The tokeniser is byte-level with three reserved specials:

  • INST_ID = 256: marks the start of the instruction region.
  • RESP_ID = 257: marks the boundary between instruction and response.
  • PAD_ID = 258: padding for variable-length batches.

The sequence is [INST] inst_bytes [RESP] resp_bytes [PAD]*. The collate function:

  1. Tokenises each example.
  2. Pads every example in the batch to the longest sequence in the batch.
  3. Builds labels = input_ids shifted by one (causal LM target), with:
    • The instruction region replaced by -100.
    • The padding region replaced by -100.
    • The RESP_ID boundary position itself replaced by -100 (you do not train the model to predict the boundary token; it predicts what follows).
mermaid
flowchart TD
  Batch[(examples)] --> Tok[encode + insert specials]
  Tok --> Pad[pad to longest]
  Pad --> Shift[shift labels by one]
  Shift --> Mask[set -100 on<br/>inst / pad / boundary]
  Mask --> Out[(input_ids, labels)]

The shift is the standard causal trick: position i of input_ids predicts position i+1, so labels[i] = input_ids[i+1] (with the final position dropped from the input and the first dropped from the target). The mask is applied after the shift to land on the right positions.

Training

mermaid
flowchart LR
  DL[Train loader<br/>200 pairs] --> Fwd[forward]
  Fwd --> Logits[B x T x V]
  Logits --> Loss[CE with -100 mask]
  Loss --> Bwd[backward]
  Bwd --> Opt[Adam optimiser]
  Opt --> Body[(updated body)]

The loop is the standard PyTorch SFT loop. Adam, learning rate around 3e-4 to 1e-3, ten to twenty epochs on this fixture, no scheduler. The model is small enough (hidden 96, 2 blocks, max length 64) to train to convergence on CPU inside two minutes.
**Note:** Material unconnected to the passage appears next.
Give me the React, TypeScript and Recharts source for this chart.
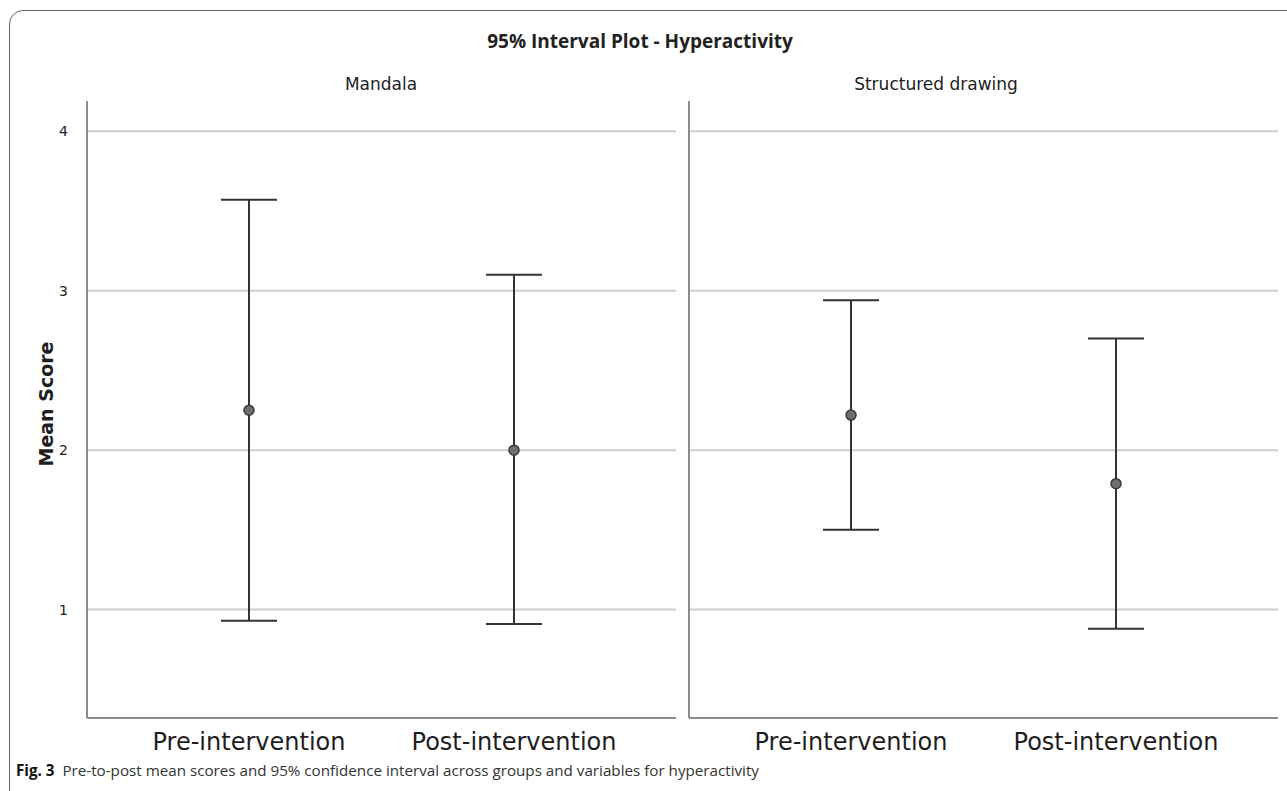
import { LineChart, Line, XAxis, YAxis, ReferenceLine, ErrorBar } from 'recharts';

const phases = ['Pre-intervention', 'Post-intervention'];
const groups = ['Mandala', 'Structured drawing'];

const mandalaMean = [2.25, 2.0];
const mandalaLow = [0.93, 0.91];
const mandalaHigh = [3.57, 3.1];

const structuredMean = [2.22, 1.79];
const structuredLow = [1.5, 0.88];
const structuredHigh = [2.94, 2.7];

const yTicks = [1, 2, 3, 4];
const yDomain = [0.32, 4.19];

const FONT = '"Open Sans", "Noto Sans", sans-serif';
const SPSS_FONT = '"DejaVu Sans", Verdana, sans-serif';
const W = 1287;
const H = 791;

function buildRows(mean: number[], low: number[], high: number[]) {
  return phases.map((phase, i) => ({
    phase,
    mean: mean[i],
    err: [mean[i] - low[i], high[i] - mean[i]],
  }));
}

const panels = [
  { name: groups[0], rows: buildRows(mandalaMean, mandalaLow, mandalaHigh), left: 87, right: 676, labels: true },
  { name: groups[1], rows: buildRows(structuredMean, structuredLow, structuredHigh), left: 689, right: 1278, labels: false },
];

const PLOT_TOP = 101;
const PLOT_BOTTOM = 718;
const X_AXIS_H = 44;
const Y_AXIS_W = 40;

function Panel({ rows, left, right, labels }: { rows: any[]; left: number; right: number; labels: boolean }) {
  const plotW = right - left;
  const pad = Math.round(plotW * 0.275);
  return (
    <div style={{ position: 'absolute', left: 0, top: 0 }}>
      <LineChart
        width={W}
        height={H}
        data={rows}
        margin={{ top: PLOT_TOP, left: left - Y_AXIS_W, right: W - right, bottom: H - PLOT_BOTTOM - X_AXIS_H }}
      >
        {yTicks.map((t) => (
          <ReferenceLine key={t} y={t} stroke="#cdcdcd" strokeWidth={2} />
        ))}
        <XAxis
          dataKey="phase"
          height={X_AXIS_H}
          padding={{ left: pad, right: pad }}
          tickLine={false}
          axisLine={{ stroke: '#8c8c8c', strokeWidth: 2 }}
          tick={{ fontSize: 24, fill: '#1e1e1e', fontFamily: SPSS_FONT }}
          tickMargin={9}
        />
        <YAxis
          width={Y_AXIS_W}
          type="number"
          domain={yDomain}
          ticks={yTicks}
          allowDataOverflow
          tickLine={false}
          axisLine={{ stroke: '#8c8c8c', strokeWidth: 2 }}
          tick={{ fontSize: 14, fill: labels ? '#222' : 'transparent', fontFamily: SPSS_FONT }}
          tickMargin={13}
        />
        <Line
          dataKey="mean"
          stroke="none"
          isAnimationActive={false}
          dot={{ r: 5, fill: '#6e6e6e', stroke: '#3a3a3a', strokeWidth: 1.5 }}
          activeDot={false}
        >
          <ErrorBar dataKey="err" width={28} stroke="#333" strokeWidth={2} direction="y" />
        </Line>
      </LineChart>
    </div>
  );
}

export default function App() {
  return (
    <div style={{ position: 'fixed', left: 0, top: 0, width: W, height: H, overflow: 'hidden', background: '#fff', fontFamily: FONT }}>
      <div
        style={{
          position: 'absolute',
          left: 9,
          top: 10,
          width: 1320,
          height: 800,
          border: '1.5px solid #666',
          borderRadius: 14,
          boxSizing: 'border-box',
        }}
      />
      {panels.map((p) => (
        <Panel key={p.name} rows={p.rows} left={p.left} right={p.right} labels={p.labels} />
      ))}
      <div style={{ position: 'absolute', left: 640, top: 28, transform: 'translateX(-50%)', fontSize: 19, fontWeight: 700, color: '#222', whiteSpace: 'nowrap' }}>
        95% Interval Plot - Hyperactivity
      </div>
      <div style={{ position: 'absolute', left: 381, top: 74, transform: 'translateX(-50%)', fontSize: 17, fontFamily: SPSS_FONT, color: '#222', whiteSpace: 'nowrap' }}>
        {groups[0]}
      </div>
      <div style={{ position: 'absolute', left: 936, top: 74, transform: 'translateX(-50%)', fontSize: 17, fontFamily: SPSS_FONT, color: '#222', whiteSpace: 'nowrap' }}>
        {groups[1]}
      </div>
      <div
        style={{
          position: 'absolute',
          left: 46,
          top: 404,
          transform: 'translate(-50%, -50%) rotate(-90deg)',
          fontSize: 19,
          fontWeight: 700,
          fontFamily: SPSS_FONT,
          color: '#1e1e1e',
          whiteSpace: 'nowrap',
        }}
      >
        Mean Score
      </div>
      <div style={{ position: 'absolute', left: 16, top: 760, fontSize: 15.2, color: '#333', whiteSpace: 'nowrap' }}>
        <b style={{ color: '#111' }}>Fig. 3</b>&nbsp;&nbsp;Pre-to-post mean scores and 95% confidence interval across groups and variables for hyperactivity
      </div>
    </div>
  );
}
Every fifth epoch the loop runs a tiny eval pass on the held-out set and prints exact-match. Watching exact-match go from 0.0 at epoch one to something like 0.85 at epoch fifteen is the lesson's payoff: you can see the model learning the format and the answers at the same time.

Generation

At eval time the model gets the instruction prefix [INST] inst_bytes [RESP] and generates tokens until either:

  • the sequence reaches max_len, or
  • the model emits a special stop heuristic: two consecutive sentence-ending bytes (., !, ?).

The lesson ships greedy decoding plus an optional temperature sampler. Exact-match uses greedy because temperature would make the metric stochastic. Real systems often sample, then judge fuzzily; that pipeline is lesson 41.

Exact-Match Evaluation

Exact-match is the strictest text metric. The predicted response string is normalised (lowercase, strip whitespace, collapse double spaces) and compared to the reference response, normalised the same way. The metric is either 1 or 0 per example. The aggregate is the mean.

Real SFT pipelines complement exact-match with token-level F1 (lesson 41) and a judge model. Exact-match remains useful because it is unambiguous; if it says 0.7, exactly 70 percent of test instructions produced the gold response character for character.

What you will build

The implementation is one main.py plus tests.

  1. InstructionTokenizer: byte-level encoder with reserved specials. Encodes either an instruction prefix or a full pair.
  2. make_dataset: generates 200 pairs across six task types with a fixed seed.
  3. SFTDataset: returns (input_ids, labels) per example, already mask-prepared.
  4. sft_collate: dynamic padding, builds the batch tensor, sets -100 on instruction and pad positions.
  5. TinyGPT: transformer body plus tied or untied LM head.
  6. train_sft: the SFT loop, with per-epoch eval hooks.
  7. generate: causal decode from a prefix, greedy or sampled, with the stop heuristic.
  8. exact_match: normalised string comparison, returns float in [0, 1].
  9. run_demo: builds the data, trains for twenty epochs, evaluates, prints a per-category breakdown, exits zero on success.

Why the mask matters

Without the mask, the loss treats instruction tokens as targets. The model learns to predict the instruction. This is a different objective and produces a worse model in two ways. First, model capacity is wasted reconstructing inputs the user always provides. Second, the response loss is smaller in the gradient sum because instruction tokens outnumber response tokens in most batches; the optimiser's effective learning rate on the part you care about is lower than you intended. The mask is not a polish; it is the objective.

Stretch goals

  • Add a learning-rate warmup followed by cosine decay. SFT is more sensitive to LR than pretraining.
  • Add per-token loss logging and plot the loss curve over training. Notice that early epochs are dominated by template tokens (&lt;RESP>, common prefixes) and later epochs are dominated by the actual answer tokens.
  • Extend the eval to BLEU-1 or chrF. Exact-match underestimates models that produce a paraphrase with the same answer.
  • Add a chat template with multi-turn formatting and train on a fixture that includes follow-ups.

The implementation gives you the format contract, the mask, and the loop. The objective change from base model to instruction follower is one collate function.